Saturday, January 31, 2009

Mrs. John Smith (the former Ann Coulter)



Mrs. John Smith (the former Ann Coulter) at home in the kind of society she advocates. Mrs. Smith is a good woman who knows her place, cannot read, and does not clamor for voting rights like those homely, mannish suffragettes. Shown here with little Martha Smith, her 11th child.

Saturday, January 17, 2009

The iPhone, Halfway There

UPDATE: It's really the developer community that makes the iPhone so cool. I complain below about the lack of multitasking, and then I found out that a third party developer has implemented putting running tasks in the background independently of Apple! Very cool. You still need to jailbreak the phone to get this working, and Apple makes it way too difficult to do that (and shouldn't make you need to do it in the first place).

I've had my iPhone 3G for a few months now, and I think I've finally put my finger on what's wrong with it.

Please understand, it's the best phone I've ever had; definitely a step up from my Treo. It does the phone things well enough, and much more besides. It's probably the most beautiful piece of tech I've ever seen. However, it has intensely frustrated me, and it's taken me a while to figure out why.

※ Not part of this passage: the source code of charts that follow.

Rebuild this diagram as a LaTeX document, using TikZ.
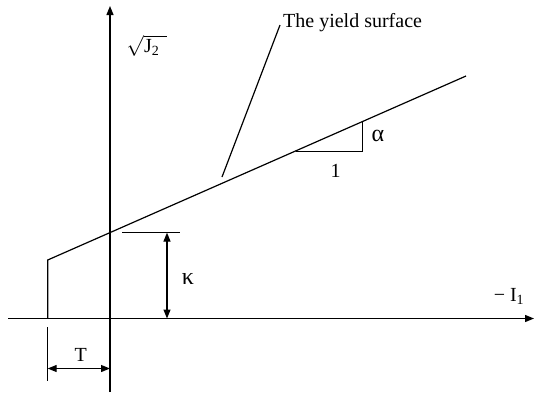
\documentclass[tikz,border=0pt]{standalone}
\usepackage{fontspec}
\setmainfont{Liberation Serif}
\usetikzlibrary{arrows.meta}
\begin{document}
\begin{tikzpicture}[x=1pt,y=-1pt,
  ln/.style={line width=1.2pt},
  arr/.style={ln,-{Triangle[length=9pt,width=7pt]}},
  darr/.style={ln,{Triangle[length=9pt,width=7pt]}-{Triangle[length=9pt,width=7pt]}},
  lbl/.style={inner sep=0pt,font=\fontsize{20}{24}\selectfont},
  glbl/.style={inner sep=0pt,font=\fontsize{24}{28}\selectfont}]
\useasboundingbox (0,0) rectangle (534,392);
% axes
\coordinate (ybot) at (110,392);
\coordinate (ytop) at (110,6);
\coordinate (xleft) at (8,318.5);
\coordinate (xright) at (534,318.5);
\draw[arr] (ybot) -- (ytop);
\draw[arr] (xleft) -- (xright);
% yield surface
\coordinate (A) at (47.7,260);
\coordinate (Abase) at (47.7,318.5);
\coordinate (B) at (466,76);
\coordinate (C) at (110,232.6);
\draw[ln] (Abase) -- (A) -- (B);
% slope triangle
\coordinate (P1) at (295.6,151.2);
\coordinate (P2) at (362.7,151.2);
\coordinate (P3) at (362.7,121.7);
\draw[ln] (P1) -- (P2) -- (P3);
% kappa
\coordinate (K1) at (122,232.6);
\coordinate (K2) at (179.5,232.6);
\coordinate (Ka) at (167,232.6);
\coordinate (Kb) at (167,318.5);
\draw[ln] (K1) -- (K2);
\draw[darr] (Ka) -- (Kb);
% T
\coordinate (T1) at (47.7,327);
\coordinate (T2) at (47.7,381);
\coordinate (Ta) at (47.7,368.5);
\coordinate (Tb) at (110,368.5);
\draw[ln] (T1) -- (T2);
\draw[darr] (Ta) -- (Tb);
% leader
\coordinate (L1) at (222,177);
\coordinate (L2) at (280,25);
\draw[ln] (L1) -- (L2);
% labels
\node[lbl,anchor=west] (ys) at (283,23) {The yield surface};
\node[lbl] (sj) at (147,46) {$\sqrt{\mbox{J\textsubscript{2}}\hspace{8pt}}$};
\node[lbl] (tl) at (80.7,355) {T};
\node[glbl] (kl) at (188,279) {κ};
\node[glbl] (al) at (378,136) {α};
\node[lbl] (one) at (335.5,171) {1};
\node[lbl] (il) at (509,296) {− I\textsubscript{1}};
\end{tikzpicture}
\end{document}
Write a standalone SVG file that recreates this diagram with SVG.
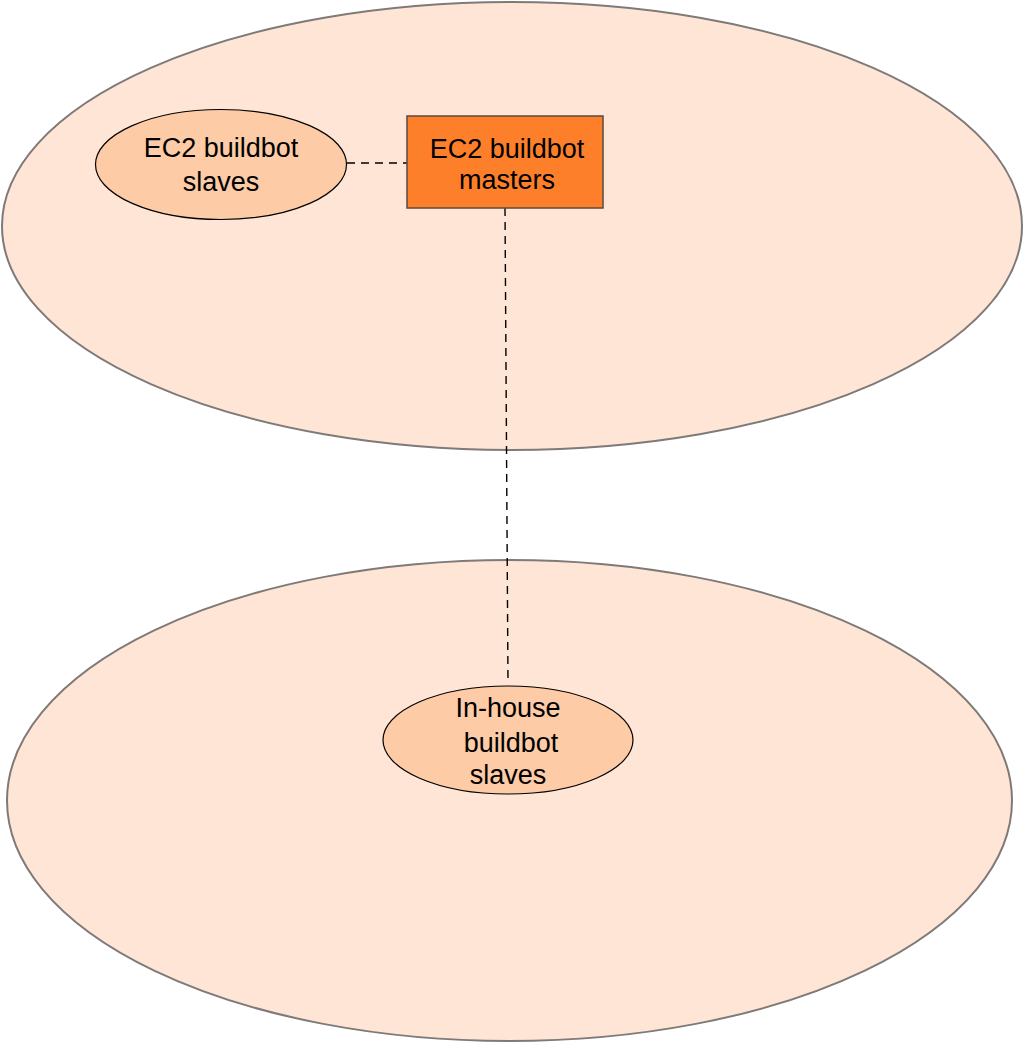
<svg xmlns="http://www.w3.org/2000/svg" width="1024" height="1043" viewBox="0 0 1024 1043">
<style>
.zone{fill:#fee5d5;stroke:#7f7a78;stroke-width:2}
.node{fill:#fdcba6;stroke:#000;stroke-width:1.2}
.box{fill:#fe7f2a;stroke:#5a4a40;stroke-width:1.5}
.t{font-family:"Liberation Sans",Arial,sans-serif;font-size:27px;fill:#000;text-anchor:middle}
.c{stroke:#000;stroke-width:1.4;stroke-dasharray:8,6;fill:none}
</style>
<rect width="1024" height="1043" fill="#fff"/>
<g id="zone-ec2"><ellipse class="zone" cx="512" cy="226" rx="510" ry="224"/></g>
<g id="zone-inhouse"><ellipse class="zone" cx="509.5" cy="800.5" rx="502.5" ry="240.5"/></g>
<g id="connectors">
<line class="c" x1="347" y1="163" x2="407" y2="163"/>
<line class="c" x1="505" y1="208" x2="508" y2="684"/>
</g>
<g id="ec2-slaves">
<ellipse class="node" cx="221" cy="164.5" rx="125.5" ry="55"/>
<text class="t" x="221" y="157">EC2 buildbot</text>
<text class="t" x="221" y="191">slaves</text>
</g>
<g id="ec2-masters">
<rect class="box" x="407" y="116" width="196" height="92"/>
<text class="t" x="507" y="158">EC2 buildbot</text>
<text class="t" x="507" y="189">masters</text>
</g>
<g id="inhouse-slaves">
<ellipse class="node" cx="508" cy="740" rx="125" ry="54"/>
<text class="t" x="508" y="717">In-house</text>
<text class="t" x="511" y="752">buildbot</text>
<text class="t" x="508" y="784">slaves</text>
</g>
</svg>
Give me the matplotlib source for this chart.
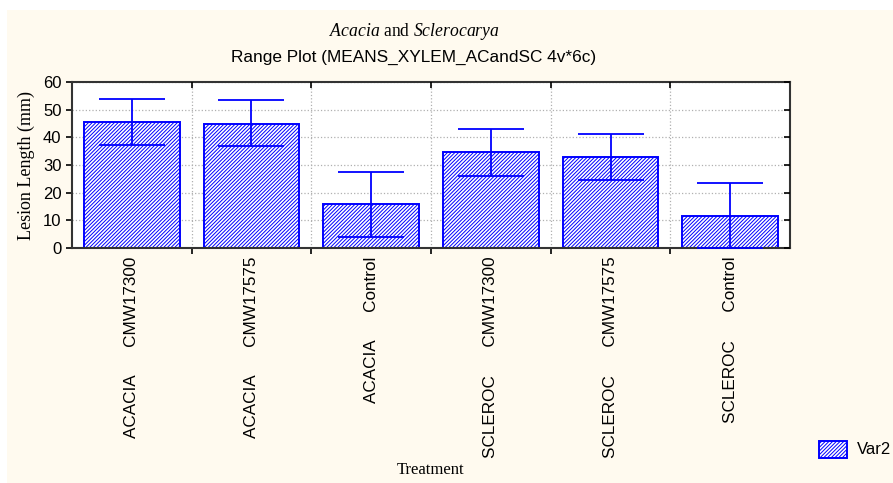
import numpy as np
import matplotlib
matplotlib.use("Agg")
import matplotlib.pyplot as plt
from matplotlib.patches import Rectangle

#---------------------------------------------------------------
# Data (means and range limits)
#---------------------------------------------------------------
host = ["ACACIA", "ACACIA", "ACACIA", "SCLEROC", "SCLEROC", "SCLEROC"]
isolate = ["CMW17300", "CMW17575", "Control", "CMW17300", "CMW17575", "Control"]
means = [45.5, 44.9, 15.8, 34.7, 32.8, 11.7]
upper = [54.0, 53.5, 27.6, 43.1, 41.3, 23.4]
lower = [37.2, 36.7, 4.0, 26.1, 24.5, 0.0]

plt.rcParams['mathtext.fontset'] = 'custom'
plt.rcParams['mathtext.it'] = 'Liberation Serif:italic'
plt.rcParams['mathtext.rm'] = 'Liberation Serif'
plt.rcParams['hatch.linewidth'] = 0.7

W, H = 893, 483
HATCH = "/" * 9
fig = plt.figure(figsize=(W / 100, H / 100), dpi=100, facecolor="white")
# cream background panel
fig.patches.append(Rectangle((7 / W, 0), 1, (H - 10) / H, transform=fig.transFigure,
                             facecolor="#fffaef", edgecolor="none", zorder=-5))

ax = fig.add_axes([72 / W, 1 - 248 / H, (790 - 72) / W, (248 - 82) / H])
ax.set_facecolor("white")

x = np.arange(len(means))
labels = [f"{h}      {i}" for h, i in zip(host, isolate)]

ax.bar(x, means, width=0.8, facecolor="white", edgecolor="blue", hatch=HATCH,
       linewidth=1.4, zorder=2, label="Var2")
yerr = [np.array(means) - np.array(lower), np.array(upper) - np.array(means)]
ax.errorbar(x, means, yerr=yerr, fmt="none", ecolor="blue", elinewidth=1.3,
            capsize=24, capthick=1.3, zorder=3)

ax.set_xlim(-0.5, len(means) - 0.5)
ax.set_ylim(0, 60)
ax.set_yticks(np.arange(0, 61, 10))
ax.set_xticks(np.arange(0.5, len(means) - 0.5, 1))
ax.set_xticklabels([])
ax.set_xticks(x, minor=True)
ax.set_xticklabels(labels, minor=True, rotation=90, va="top", ha="center",
                   fontfamily="Liberation Sans", fontsize=12.3)
ax.tick_params(axis="x", which="minor", length=0, pad=6)
ax.tick_params(axis="x", which="major", length=4, direction="out", width=1.2)
ax.tick_params(axis="y", length=4, direction="out", width=1.2, labelsize=12)
for lab in ax.get_yticklabels():
    lab.set_fontfamily("Liberation Sans")

ax.grid(True, which="major", linestyle=":", color="#b0b0b0", linewidth=0.9, zorder=0)
ax.set_axisbelow(True)
for s in ax.spines.values():
    s.set_linewidth(1.5)
    s.set_color("#333333")

# inward ticks on right and top
axr = ax.twinx()
axr.set_ylim(0, 60)
axr.set_yticks(np.arange(0, 61, 10))
axr.tick_params(axis="y", direction="in", length=4, width=1.2, labelright=False)
axt = ax.twiny()
axt.set_xlim(-0.5, len(means) - 0.5)
axt.set_xticks(np.arange(0.5, len(means) - 0.5, 1))
axt.tick_params(axis="x", direction="in", length=4, width=1.2, labeltop=False)
for a in (axr, axt):
    for s in a.spines.values():
        s.set_visible(False)

ax.set_ylabel("Lesion Length (mm)", fontfamily="Liberation Serif", fontsize=13, labelpad=6)
fig.text(431 / W, 1 - 470 / H, "Treatment", ha="center", va="center",
         fontfamily="Liberation Serif", fontsize=12)

fig.text(414 / W, 1 - 32 / H, r"$\it{Acacia}$ and $\it{Sclerocarya}$", ha="center",
         va="center", fontfamily="Liberation Serif", fontsize=12.7)
fig.text(414 / W, 1 - 57 / H, "Range Plot (MEANS_XYLEM_ACandSC 4v*6c)", ha="center",
         va="center", fontfamily="Liberation Sans", fontsize=12.4)

# legend patch bottom right
fig.patches.append(Rectangle((819 / W, 1 - 458 / H), 28 / W, 17 / H, transform=fig.transFigure,
                             facecolor="white", edgecolor="blue", hatch=HATCH,
                             linewidth=1.4, zorder=2))
fig.text(857 / W, 1 - 450 / H, "Var2", ha="left", va="center",
         fontfamily="Liberation Sans", fontsize=12)

fig.savefig("out.png", dpi=100)
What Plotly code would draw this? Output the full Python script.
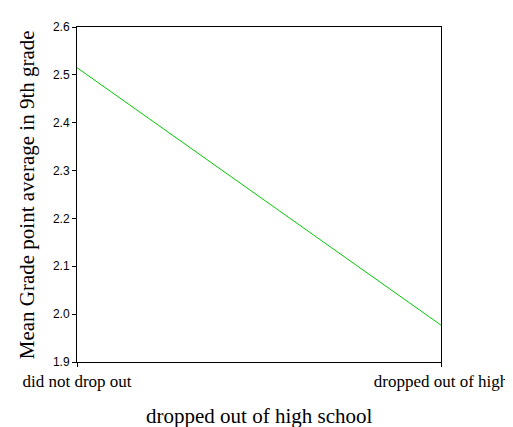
import plotly.graph_objects as go

categories = ["did not drop out", "dropped out of high"]
mean_gpa = [2.515, 1.977]
y_ticks = [1.9, 2.0, 2.1, 2.2, 2.3, 2.4, 2.5, 2.6]
y_title = "Mean Grade point average in 9th grade"
x_title = "dropped out of high school"

x_pos = list(range(len(categories)))

fig = go.Figure()
fig.add_trace(go.Scatter(
    x=x_pos, y=mean_gpa, mode="lines",
    line=dict(color="#00cc00", width=1),
    hoverinfo="skip", showlegend=False,
))

fig.update_layout(
    width=513, height=427,
    margin=dict(l=69, r=74, t=15, b=73),
    paper_bgcolor="white", plot_bgcolor="white",
    showlegend=False,
    xaxis=dict(
        range=[0, len(categories) - 1],
        tickvals=x_pos, ticktext=categories,
        showline=True, linecolor="black", linewidth=1, mirror=True,
        ticks="outside", ticklen=4, tickcolor="black",
        showgrid=False, zeroline=False,
        tickfont=dict(family="Liberation Serif", size=17, color="black"),
    ),
    yaxis=dict(
        range=[1.9, 2.6],
        tickvals=y_ticks, tickformat=".1f",
        showline=True, linecolor="black", linewidth=1, mirror=True,
        ticks="outside", ticklen=4, tickcolor="black",
        showgrid=False, zeroline=False,
        tickfont=dict(family="Liberation Sans", size=12, color="black"),
    ),
    annotations=[
        dict(text=y_title, xref="paper", yref="paper", x=-0.138, y=0.5,
             xanchor="center", yanchor="middle", textangle=-90, showarrow=False,
             font=dict(family="Liberation Serif", size=21, color="black")),
        dict(text=x_title, xref="paper", yref="paper", x=0.5, y=-0.16,
             xanchor="center", yanchor="middle", showarrow=False,
             font=dict(family="Liberation Serif", size=21, color="black")),
    ],
)

fig.write_html("out.html")
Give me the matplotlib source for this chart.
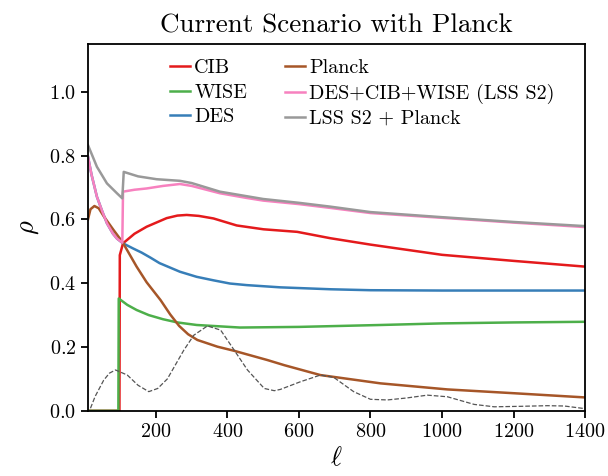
import numpy as np
import matplotlib
matplotlib.use("Agg")
import matplotlib.pyplot as plt

plt.rcParams['font.family'] = 'cmr10'
plt.rcParams['mathtext.fontset'] = 'cm'
plt.rcParams['axes.unicode_minus'] = False
plt.rcParams['axes.formatter.use_mathtext'] = True

# Datos
ell_cib = [10, 98, 99, 108, 140, 174, 230, 260, 286, 320, 361, 426, 501, 595, 688, 800, 1000, 1200, 1400]
rho_cib = [0, 0, 0.488, 0.525, 0.555, 0.577, 0.604, 0.612, 0.614, 0.611, 0.603, 0.581, 0.569, 0.561, 0.541, 0.521, 0.489, 0.470, 0.452]

ell_wise = [10, 95, 96, 120, 146, 180, 220, 260, 314, 435, 600, 828, 1000, 1200, 1400]
rho_wise = [0, 0, 0.352, 0.332, 0.316, 0.300, 0.287, 0.277, 0.269, 0.261, 0.263, 0.269, 0.274, 0.277, 0.279]

ell_des = [10, 20, 35, 50, 63, 80, 91, 108, 136, 160, 185, 210, 267, 314, 361, 407, 454, 548, 688, 800, 1000, 1200, 1400]
rho_des = [0.797, 0.740, 0.671, 0.625, 0.588, 0.555, 0.540, 0.525, 0.509, 0.496, 0.480, 0.463, 0.436, 0.420, 0.409, 0.399, 0.394, 0.387, 0.381, 0.378, 0.377, 0.377, 0.377]

ell_planck = [10, 17, 28, 40, 54, 82, 106, 146, 174, 213, 240, 265, 290, 316, 372, 419, 512, 559, 660, 828, 1015, 1202, 1398]
rho_planck = [0.600, 0.632, 0.642, 0.635, 0.610, 0.566, 0.530, 0.452, 0.403, 0.347, 0.302, 0.266, 0.240, 0.222, 0.201, 0.188, 0.159, 0.143, 0.112, 0.086, 0.067, 0.055, 0.042]

ell_lss = [10, 20, 35, 50, 63, 80, 91, 106, 108, 140, 174, 220, 267, 300, 379, 450, 500, 600, 688, 800, 1000, 1200, 1400]
rho_lss = [0.797, 0.740, 0.671, 0.625, 0.588, 0.555, 0.540, 0.527, 0.687, 0.693, 0.697, 0.705, 0.711, 0.705, 0.682, 0.668, 0.659, 0.648, 0.636, 0.620, 0.605, 0.590, 0.576]

ell_tot = [10, 35, 63, 91, 106, 110, 150, 202, 267, 300, 379, 500, 600, 688, 800, 1000, 1200, 1400]
rho_tot = [0.833, 0.765, 0.713, 0.682, 0.666, 0.749, 0.735, 0.726, 0.721, 0.714, 0.687, 0.664, 0.652, 0.640, 0.623, 0.607, 0.592, 0.579]

ell_cmb = [17, 30, 54, 70, 87, 120, 150, 180, 205, 232, 278, 306, 344, 381, 419, 456, 503, 531, 548, 604, 660, 697, 753, 800, 847, 900, 959, 1015, 1090, 1146, 1220, 1295, 1342, 1398]
rho_cmb = [0.008, 0.045, 0.096, 0.118, 0.128, 0.112, 0.080, 0.060, 0.070, 0.100, 0.190, 0.237, 0.266, 0.253, 0.190, 0.128, 0.070, 0.063, 0.067, 0.091, 0.112, 0.105, 0.060, 0.036, 0.034, 0.040, 0.049, 0.044, 0.020, 0.0125, 0.014, 0.016, 0.015, 0.007]

fig = plt.figure(figsize=(6.08, 4.76), dpi=100)
ax = fig.add_axes([0.1447, 0.137, 0.8175, 0.7706])

lw = 1.8
ax.plot(ell_cib, rho_cib, color='#e41a1c', lw=lw, label='CIB')
ax.plot(ell_wise, rho_wise, color='#4daf4a', lw=lw, label='WISE')
ax.plot(ell_des, rho_des, color='#377eb8', lw=lw, label='DES')
ax.plot(ell_planck, rho_planck, color='#a65628', lw=lw, label='Planck')
ax.plot(ell_lss, rho_lss, color='#f781bf', lw=lw, label='DES+CIB+WISE (LSS S2)')
ax.plot(ell_tot, rho_tot, color='#999999', lw=lw, label='LSS S2 + Planck')
ax.plot(ell_cmb, rho_cmb, color='#555555', lw=0.9, ls='--')

ax.set_xlim(10, 1400)
ax.set_ylim(0, 1.15)
ax.set_xticks([200, 400, 600, 800, 1000, 1200, 1400])
ax.set_yticks([0.0, 0.2, 0.4, 0.6, 0.8, 1.0])
ax.tick_params(labelsize=14.5, length=5, width=1.3)
for s in ax.spines.values():
    s.set_linewidth(1.3)

ax.set_xlabel(r'$\ell$', fontsize=19)
ax.set_ylabel(r'$\rho$', fontsize=19, labelpad=6)
ax.set_title('Current Scenario with Planck', fontsize=19.5, pad=8)

ax.legend(ncol=2, loc='upper left', frameon=False, fontsize=14.5,
          handlelength=1.0, handletextpad=0.2, columnspacing=1.9,
          labelspacing=0.3, borderpad=0, borderaxespad=0,
          bbox_to_anchor=(0.165, 0.958))

fig.savefig('out.png', dpi=100)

Everything it does it only does halfway. For instance:

* It surfs the internet. However, it doesn't play flash, and although it does a pretty good job of rendering large, complicated pages that wouldn't normally be useful on a device of this size, it's still extremely painful to access those types of pages.
* I can type on it, but it's not pleasant to do so. I could easily operate my Treo with one hand; it's much more difficult to do that on the iPhone. So, since the iPhone supports Bluetooth (and USB, I think), it seems the perfect candidate for an external keyboard, but there are none.
* It plays music, and pretty well. However, the music has to be synchronized by iTunes from your computer, and even then it is limited to Apple-vetted formats. Even iTunes on the Mac can use plugins for Ogg, FLAC, etc., but those won't help you on the iPhone.
* It plays movies, beautifully (for a device of this size), but again, only Apple's vetted formats. Even if you want to play an mpeg4 movie file that plays fine on your Mac it probably won't play on the iPhone. And you have to sync the movies to the iPhone through iTunes. I don't want to keep all my movies in iTunes; it's a pain in the butt.
* iTunes on the Mac can play Internet radio streams. iTunes on the iPhone cannot, which leads me to:
* MacOSX can multitask, so why can't the iPhone? On my Treo I could listen to Internet radio in the background while I did other things, but not on the iPhone. Only a few official Apple apps can run in the background on the iPhone; what a waste!
* The iPhone has wonderful networking capabilities, and the UNIX operating system; as a UNIX geek, these things were the reasons I finally made the purchase of the iPhone. All the pieces are there for me to have a portable, networked UNIX computer, and yet Apple goes out of it's way to not only not support that sort of use, but to block others that try to add it. I don't get it.

I could go on and on. Every single feature is implemented well, but with about half of the possible. As an engineer of sorts, it really drives me nuts. Are all of these limitations due to commercial concerns? Sometimes business practices are really painful.